Dataset content:
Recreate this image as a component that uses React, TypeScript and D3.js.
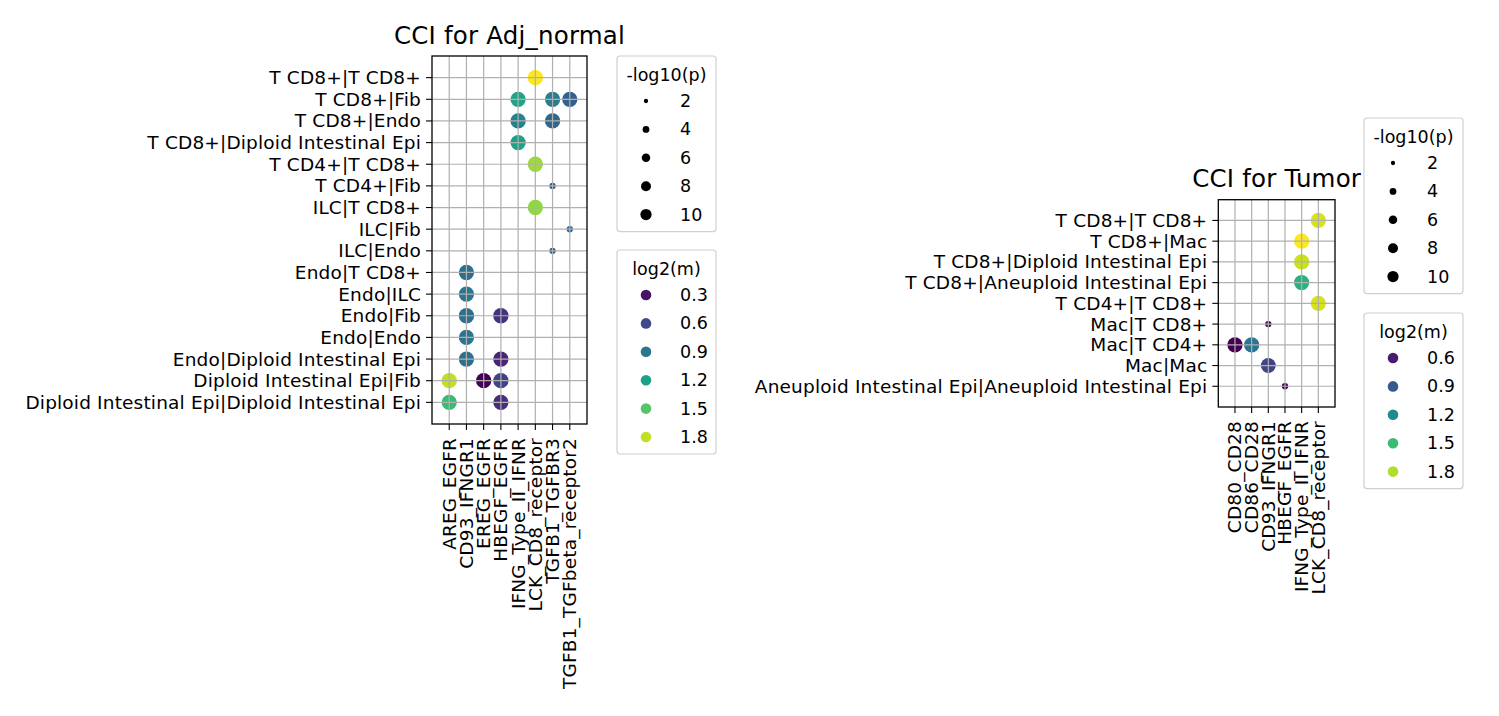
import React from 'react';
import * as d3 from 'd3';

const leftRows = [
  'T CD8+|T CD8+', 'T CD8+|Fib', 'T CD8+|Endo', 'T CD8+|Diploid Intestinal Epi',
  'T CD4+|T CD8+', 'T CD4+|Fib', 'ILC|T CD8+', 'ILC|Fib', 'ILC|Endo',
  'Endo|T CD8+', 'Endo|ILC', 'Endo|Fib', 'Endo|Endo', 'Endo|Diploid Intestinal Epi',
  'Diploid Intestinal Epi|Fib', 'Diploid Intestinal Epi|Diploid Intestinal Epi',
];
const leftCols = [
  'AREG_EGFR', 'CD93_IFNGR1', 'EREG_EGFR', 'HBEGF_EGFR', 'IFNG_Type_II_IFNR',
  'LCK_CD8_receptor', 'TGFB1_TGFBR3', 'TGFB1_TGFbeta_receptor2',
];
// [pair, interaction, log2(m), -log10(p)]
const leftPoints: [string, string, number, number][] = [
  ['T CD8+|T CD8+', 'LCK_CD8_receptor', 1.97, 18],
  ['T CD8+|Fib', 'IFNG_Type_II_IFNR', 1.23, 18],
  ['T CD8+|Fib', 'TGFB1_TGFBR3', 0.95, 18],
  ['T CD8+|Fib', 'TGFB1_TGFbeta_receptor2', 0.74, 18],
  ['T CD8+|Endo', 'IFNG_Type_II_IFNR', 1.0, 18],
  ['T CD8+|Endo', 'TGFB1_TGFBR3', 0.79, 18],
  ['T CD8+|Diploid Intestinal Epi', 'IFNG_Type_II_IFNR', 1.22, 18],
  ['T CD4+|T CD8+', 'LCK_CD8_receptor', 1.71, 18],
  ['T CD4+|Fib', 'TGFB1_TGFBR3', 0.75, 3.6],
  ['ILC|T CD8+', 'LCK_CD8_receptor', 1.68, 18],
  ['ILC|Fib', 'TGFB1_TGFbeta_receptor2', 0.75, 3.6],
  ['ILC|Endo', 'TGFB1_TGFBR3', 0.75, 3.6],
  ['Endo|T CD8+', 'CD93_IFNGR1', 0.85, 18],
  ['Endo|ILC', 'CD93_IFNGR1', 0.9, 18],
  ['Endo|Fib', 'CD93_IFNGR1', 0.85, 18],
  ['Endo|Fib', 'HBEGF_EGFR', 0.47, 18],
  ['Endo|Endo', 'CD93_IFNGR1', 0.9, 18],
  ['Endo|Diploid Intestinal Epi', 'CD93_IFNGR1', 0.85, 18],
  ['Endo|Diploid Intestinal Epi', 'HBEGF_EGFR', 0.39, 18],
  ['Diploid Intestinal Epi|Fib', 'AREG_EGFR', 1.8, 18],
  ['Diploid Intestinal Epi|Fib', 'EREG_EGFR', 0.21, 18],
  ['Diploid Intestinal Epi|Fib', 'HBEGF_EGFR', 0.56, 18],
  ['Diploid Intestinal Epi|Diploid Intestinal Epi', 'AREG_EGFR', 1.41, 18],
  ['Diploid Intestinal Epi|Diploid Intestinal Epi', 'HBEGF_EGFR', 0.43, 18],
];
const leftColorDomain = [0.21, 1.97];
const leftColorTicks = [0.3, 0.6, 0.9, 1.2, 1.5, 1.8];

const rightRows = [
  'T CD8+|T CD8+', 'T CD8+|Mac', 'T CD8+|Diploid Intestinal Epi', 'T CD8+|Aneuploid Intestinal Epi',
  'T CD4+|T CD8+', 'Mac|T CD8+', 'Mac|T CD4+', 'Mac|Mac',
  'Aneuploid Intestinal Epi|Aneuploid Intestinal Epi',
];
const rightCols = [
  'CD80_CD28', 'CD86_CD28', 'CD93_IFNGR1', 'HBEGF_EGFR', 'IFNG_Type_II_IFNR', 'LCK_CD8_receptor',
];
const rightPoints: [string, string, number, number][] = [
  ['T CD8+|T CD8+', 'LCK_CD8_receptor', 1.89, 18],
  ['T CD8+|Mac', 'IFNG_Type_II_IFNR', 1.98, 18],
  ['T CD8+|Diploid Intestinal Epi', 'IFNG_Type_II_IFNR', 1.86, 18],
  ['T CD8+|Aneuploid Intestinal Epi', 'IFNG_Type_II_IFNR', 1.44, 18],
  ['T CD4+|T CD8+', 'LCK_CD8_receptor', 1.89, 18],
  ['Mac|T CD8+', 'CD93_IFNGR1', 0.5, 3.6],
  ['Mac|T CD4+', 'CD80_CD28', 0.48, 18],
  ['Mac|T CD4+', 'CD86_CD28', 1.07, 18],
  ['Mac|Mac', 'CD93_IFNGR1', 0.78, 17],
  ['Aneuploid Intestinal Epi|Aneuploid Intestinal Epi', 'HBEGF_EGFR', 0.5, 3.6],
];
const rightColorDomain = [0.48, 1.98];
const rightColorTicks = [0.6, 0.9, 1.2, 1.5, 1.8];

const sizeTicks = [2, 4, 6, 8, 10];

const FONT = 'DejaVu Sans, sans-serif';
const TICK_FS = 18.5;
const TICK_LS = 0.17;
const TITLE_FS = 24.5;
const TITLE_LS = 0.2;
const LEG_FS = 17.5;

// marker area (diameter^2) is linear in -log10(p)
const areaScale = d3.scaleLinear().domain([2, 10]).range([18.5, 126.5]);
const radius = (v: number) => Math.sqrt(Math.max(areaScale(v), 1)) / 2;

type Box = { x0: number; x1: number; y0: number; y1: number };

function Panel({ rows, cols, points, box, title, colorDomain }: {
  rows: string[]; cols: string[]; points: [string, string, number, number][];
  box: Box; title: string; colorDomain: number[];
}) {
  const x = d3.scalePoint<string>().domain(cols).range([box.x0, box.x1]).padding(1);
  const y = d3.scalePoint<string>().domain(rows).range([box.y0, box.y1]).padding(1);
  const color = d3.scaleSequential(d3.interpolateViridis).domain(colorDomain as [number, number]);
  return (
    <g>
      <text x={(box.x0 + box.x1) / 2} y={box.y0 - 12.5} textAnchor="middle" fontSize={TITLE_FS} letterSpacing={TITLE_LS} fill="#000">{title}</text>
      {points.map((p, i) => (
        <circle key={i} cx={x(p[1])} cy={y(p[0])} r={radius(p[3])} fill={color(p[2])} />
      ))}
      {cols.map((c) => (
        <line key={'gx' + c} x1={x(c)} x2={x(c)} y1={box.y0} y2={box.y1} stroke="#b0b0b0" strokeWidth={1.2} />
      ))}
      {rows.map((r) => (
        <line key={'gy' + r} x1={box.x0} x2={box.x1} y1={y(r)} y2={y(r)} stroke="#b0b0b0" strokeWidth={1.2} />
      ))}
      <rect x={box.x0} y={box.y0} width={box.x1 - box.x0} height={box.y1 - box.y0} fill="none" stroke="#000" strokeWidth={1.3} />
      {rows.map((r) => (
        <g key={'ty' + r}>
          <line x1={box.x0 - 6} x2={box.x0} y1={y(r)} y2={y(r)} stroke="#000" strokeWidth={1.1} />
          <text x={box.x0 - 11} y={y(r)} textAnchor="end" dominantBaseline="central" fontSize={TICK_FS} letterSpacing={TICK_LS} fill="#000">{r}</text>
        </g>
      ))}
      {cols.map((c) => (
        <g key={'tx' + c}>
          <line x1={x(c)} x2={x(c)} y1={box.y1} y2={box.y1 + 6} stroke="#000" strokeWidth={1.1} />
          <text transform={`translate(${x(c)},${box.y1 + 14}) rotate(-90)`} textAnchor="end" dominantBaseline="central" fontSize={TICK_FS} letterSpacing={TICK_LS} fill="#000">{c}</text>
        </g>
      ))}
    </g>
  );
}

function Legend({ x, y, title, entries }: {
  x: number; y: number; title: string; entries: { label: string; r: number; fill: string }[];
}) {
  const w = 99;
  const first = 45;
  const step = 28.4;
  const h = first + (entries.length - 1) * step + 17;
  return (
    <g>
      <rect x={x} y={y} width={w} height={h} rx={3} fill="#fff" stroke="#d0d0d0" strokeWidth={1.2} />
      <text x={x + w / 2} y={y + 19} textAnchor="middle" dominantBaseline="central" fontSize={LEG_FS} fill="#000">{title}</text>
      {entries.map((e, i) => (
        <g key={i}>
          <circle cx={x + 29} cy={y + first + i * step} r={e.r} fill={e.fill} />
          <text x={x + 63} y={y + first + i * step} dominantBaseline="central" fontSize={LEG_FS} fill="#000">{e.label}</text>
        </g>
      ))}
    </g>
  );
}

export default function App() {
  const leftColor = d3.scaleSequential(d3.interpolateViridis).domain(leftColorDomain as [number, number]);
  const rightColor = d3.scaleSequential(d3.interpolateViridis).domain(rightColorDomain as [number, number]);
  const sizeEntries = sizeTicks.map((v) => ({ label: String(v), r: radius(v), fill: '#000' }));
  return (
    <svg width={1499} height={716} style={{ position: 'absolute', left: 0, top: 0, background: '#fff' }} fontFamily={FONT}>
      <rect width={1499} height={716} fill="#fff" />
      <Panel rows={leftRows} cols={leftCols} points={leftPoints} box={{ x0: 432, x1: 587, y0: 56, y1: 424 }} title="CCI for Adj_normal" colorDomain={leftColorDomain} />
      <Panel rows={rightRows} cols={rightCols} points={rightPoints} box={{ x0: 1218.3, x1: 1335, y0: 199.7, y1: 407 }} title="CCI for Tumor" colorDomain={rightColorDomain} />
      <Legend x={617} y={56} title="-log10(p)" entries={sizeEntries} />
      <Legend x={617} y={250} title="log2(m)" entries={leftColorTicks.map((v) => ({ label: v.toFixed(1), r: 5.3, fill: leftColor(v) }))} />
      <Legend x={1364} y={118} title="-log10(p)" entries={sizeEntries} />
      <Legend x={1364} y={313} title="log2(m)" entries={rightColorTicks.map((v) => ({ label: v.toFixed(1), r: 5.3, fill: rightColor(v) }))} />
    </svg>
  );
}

Exercise instructions: Within the listing above, copy each line that has the string "React".

Task result:
Recreate this image as a component that uses React, TypeScript and D3.js.
import React from 'react';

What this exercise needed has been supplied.